While a few of these benefits may be hard for them to understand initially, they’ll understand the basics—braces will improve their oral health for years to come and will give them a beautiful smile that will last them a lifetime if they care for it properly. If your child is having a hard time grasping the benefits, you can show them pictures of people who have had braces before; dig out pictures of yourself before and after braces or even show your child pictures of their favorite celebrities, many of whom have had braces or other orthodontic treatments in order to achieve their beautiful smiles. This will enable your child to visualize the kinds of changes their teeth will undergo, making the benefits that much more real.

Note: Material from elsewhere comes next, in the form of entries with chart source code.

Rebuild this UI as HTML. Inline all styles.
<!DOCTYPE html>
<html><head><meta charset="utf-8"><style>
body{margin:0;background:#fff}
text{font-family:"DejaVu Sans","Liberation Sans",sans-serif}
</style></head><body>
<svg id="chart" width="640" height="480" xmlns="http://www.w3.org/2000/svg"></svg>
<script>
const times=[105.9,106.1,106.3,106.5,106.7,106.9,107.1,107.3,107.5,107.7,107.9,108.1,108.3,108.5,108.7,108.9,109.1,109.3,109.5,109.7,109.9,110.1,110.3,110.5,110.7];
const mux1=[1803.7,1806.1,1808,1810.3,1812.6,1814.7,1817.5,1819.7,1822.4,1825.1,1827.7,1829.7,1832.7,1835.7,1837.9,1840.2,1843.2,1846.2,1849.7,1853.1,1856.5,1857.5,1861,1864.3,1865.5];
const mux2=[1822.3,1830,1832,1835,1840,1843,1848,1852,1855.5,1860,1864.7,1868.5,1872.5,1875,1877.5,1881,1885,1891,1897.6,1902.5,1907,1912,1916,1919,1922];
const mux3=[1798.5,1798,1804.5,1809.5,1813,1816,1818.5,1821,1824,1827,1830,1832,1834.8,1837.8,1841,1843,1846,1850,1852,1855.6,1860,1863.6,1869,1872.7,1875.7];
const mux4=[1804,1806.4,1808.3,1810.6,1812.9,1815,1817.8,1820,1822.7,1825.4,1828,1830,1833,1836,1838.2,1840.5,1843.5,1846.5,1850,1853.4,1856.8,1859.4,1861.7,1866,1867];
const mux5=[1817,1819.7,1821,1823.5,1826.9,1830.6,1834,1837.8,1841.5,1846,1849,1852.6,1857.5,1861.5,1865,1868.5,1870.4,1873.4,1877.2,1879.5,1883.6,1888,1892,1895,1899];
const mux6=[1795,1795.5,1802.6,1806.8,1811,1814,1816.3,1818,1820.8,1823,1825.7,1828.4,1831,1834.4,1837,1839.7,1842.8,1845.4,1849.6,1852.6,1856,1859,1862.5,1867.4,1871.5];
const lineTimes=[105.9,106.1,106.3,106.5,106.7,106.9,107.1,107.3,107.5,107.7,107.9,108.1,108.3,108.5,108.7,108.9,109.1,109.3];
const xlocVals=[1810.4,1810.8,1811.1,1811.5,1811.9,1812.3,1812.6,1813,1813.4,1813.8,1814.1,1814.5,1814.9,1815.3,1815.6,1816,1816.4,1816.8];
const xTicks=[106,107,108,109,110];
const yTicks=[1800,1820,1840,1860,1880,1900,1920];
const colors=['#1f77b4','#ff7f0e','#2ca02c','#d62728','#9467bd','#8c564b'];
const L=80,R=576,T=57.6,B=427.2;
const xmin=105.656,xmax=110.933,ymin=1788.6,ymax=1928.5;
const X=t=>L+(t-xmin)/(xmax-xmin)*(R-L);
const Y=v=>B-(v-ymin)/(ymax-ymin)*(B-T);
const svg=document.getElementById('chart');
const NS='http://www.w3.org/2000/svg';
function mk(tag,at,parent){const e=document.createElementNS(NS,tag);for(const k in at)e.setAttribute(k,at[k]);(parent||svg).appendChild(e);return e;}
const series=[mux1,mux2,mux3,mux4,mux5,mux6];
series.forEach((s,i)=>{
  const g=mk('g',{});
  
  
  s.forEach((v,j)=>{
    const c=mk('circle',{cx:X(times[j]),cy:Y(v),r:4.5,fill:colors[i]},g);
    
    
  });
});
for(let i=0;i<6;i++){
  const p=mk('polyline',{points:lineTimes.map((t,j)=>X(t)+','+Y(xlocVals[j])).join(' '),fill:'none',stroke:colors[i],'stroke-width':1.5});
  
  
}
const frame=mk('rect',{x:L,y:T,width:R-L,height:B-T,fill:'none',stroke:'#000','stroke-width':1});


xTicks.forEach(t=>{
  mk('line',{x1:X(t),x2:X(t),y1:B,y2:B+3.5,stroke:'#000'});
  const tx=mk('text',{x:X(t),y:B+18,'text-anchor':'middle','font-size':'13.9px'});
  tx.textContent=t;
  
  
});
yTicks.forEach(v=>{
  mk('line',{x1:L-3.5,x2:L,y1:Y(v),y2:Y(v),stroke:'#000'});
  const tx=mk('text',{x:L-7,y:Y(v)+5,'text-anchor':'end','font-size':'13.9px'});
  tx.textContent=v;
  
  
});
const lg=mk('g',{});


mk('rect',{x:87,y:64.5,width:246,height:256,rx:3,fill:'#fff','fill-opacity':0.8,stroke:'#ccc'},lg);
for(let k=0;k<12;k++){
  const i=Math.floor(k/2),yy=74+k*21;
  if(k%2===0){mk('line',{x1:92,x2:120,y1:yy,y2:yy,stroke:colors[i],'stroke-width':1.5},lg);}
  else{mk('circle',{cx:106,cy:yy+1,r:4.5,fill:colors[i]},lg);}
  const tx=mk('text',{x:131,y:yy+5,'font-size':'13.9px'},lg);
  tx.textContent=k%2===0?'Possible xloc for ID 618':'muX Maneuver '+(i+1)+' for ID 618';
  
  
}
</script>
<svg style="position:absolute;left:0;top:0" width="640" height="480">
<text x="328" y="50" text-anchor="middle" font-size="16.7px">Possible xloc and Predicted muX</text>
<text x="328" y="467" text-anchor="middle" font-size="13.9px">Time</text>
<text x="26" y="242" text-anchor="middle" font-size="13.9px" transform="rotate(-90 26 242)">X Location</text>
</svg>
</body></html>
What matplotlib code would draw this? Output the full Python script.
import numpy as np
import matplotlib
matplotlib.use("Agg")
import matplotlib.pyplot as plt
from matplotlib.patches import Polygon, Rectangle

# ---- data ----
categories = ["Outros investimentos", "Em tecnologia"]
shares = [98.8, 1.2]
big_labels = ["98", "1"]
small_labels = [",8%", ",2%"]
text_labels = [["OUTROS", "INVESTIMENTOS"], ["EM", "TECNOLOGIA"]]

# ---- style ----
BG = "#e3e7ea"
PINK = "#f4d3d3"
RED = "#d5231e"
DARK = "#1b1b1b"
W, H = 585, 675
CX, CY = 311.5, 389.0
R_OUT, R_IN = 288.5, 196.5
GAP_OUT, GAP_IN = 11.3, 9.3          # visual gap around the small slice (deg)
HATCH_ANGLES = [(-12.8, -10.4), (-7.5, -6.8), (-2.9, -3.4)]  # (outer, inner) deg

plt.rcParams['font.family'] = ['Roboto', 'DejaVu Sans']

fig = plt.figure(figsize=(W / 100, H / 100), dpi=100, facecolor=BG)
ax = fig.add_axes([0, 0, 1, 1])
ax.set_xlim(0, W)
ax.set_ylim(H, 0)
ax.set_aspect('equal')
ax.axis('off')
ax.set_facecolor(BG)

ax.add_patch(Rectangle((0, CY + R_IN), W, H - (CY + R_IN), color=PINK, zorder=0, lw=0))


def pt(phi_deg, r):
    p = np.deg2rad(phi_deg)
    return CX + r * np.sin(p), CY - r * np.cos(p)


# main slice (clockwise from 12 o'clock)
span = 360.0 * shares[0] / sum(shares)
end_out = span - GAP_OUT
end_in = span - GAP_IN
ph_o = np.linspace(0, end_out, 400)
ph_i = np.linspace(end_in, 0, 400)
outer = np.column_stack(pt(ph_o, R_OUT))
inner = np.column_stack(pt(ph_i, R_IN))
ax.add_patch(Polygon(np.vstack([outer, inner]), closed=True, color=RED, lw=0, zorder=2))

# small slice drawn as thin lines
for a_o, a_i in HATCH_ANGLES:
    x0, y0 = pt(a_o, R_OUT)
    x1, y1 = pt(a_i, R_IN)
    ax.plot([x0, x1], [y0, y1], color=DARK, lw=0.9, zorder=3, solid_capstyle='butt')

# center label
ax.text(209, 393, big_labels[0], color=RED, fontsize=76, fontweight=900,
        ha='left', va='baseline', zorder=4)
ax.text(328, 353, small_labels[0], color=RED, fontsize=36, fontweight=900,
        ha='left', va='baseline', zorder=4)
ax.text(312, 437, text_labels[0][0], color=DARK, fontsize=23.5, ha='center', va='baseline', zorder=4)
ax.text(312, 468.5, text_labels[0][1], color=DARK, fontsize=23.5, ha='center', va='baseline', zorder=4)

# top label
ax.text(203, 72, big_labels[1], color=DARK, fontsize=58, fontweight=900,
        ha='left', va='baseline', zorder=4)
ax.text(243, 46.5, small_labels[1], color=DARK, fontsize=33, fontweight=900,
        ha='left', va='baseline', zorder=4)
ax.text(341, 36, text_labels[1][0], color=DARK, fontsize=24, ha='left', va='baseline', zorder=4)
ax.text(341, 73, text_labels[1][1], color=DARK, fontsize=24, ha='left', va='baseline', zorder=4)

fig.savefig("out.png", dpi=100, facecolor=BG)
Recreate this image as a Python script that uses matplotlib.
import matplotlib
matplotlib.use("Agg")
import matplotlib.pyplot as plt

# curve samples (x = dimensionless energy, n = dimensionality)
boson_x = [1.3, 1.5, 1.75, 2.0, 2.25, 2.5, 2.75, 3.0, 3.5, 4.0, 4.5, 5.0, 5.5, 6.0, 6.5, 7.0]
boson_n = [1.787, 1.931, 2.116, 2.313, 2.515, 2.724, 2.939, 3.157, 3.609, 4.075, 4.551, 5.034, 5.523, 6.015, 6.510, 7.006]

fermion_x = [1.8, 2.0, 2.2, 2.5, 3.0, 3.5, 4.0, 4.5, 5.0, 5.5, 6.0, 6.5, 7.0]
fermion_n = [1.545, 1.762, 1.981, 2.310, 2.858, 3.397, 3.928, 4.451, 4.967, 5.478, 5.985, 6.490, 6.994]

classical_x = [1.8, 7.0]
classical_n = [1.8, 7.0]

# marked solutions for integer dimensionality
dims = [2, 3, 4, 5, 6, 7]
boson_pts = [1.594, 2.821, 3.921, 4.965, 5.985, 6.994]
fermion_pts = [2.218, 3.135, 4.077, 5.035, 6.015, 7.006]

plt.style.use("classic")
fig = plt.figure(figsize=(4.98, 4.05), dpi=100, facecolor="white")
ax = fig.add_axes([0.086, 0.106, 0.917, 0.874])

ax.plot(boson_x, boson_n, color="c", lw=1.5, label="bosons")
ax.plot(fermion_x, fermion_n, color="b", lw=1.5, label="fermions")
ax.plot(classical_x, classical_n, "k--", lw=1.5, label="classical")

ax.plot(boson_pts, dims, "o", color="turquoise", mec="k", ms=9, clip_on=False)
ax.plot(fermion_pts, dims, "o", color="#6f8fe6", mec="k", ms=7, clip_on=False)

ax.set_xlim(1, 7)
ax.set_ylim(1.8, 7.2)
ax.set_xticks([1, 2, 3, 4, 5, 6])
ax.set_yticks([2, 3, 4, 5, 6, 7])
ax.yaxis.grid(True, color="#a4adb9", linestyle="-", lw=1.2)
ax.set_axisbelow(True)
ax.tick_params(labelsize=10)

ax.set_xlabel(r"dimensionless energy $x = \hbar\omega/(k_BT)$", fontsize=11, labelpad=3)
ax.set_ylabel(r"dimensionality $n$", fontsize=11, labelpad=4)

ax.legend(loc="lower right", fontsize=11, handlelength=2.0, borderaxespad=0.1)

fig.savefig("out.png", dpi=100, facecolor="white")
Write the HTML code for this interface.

Getting braces can be scary for your kid for many reasons; kids often wrestle with the uncertainty surrounding the procedure itself, worrying that it’ll be painful, and deal with fear surrounding how their peers will react. While you may not be able to erase their uncertainty completely, there is a great deal you can do to ease their concerns and to make the process a little bit more fun. In the end, your child will be glad for the time they spent with braces—and for the memories you made with them along the way!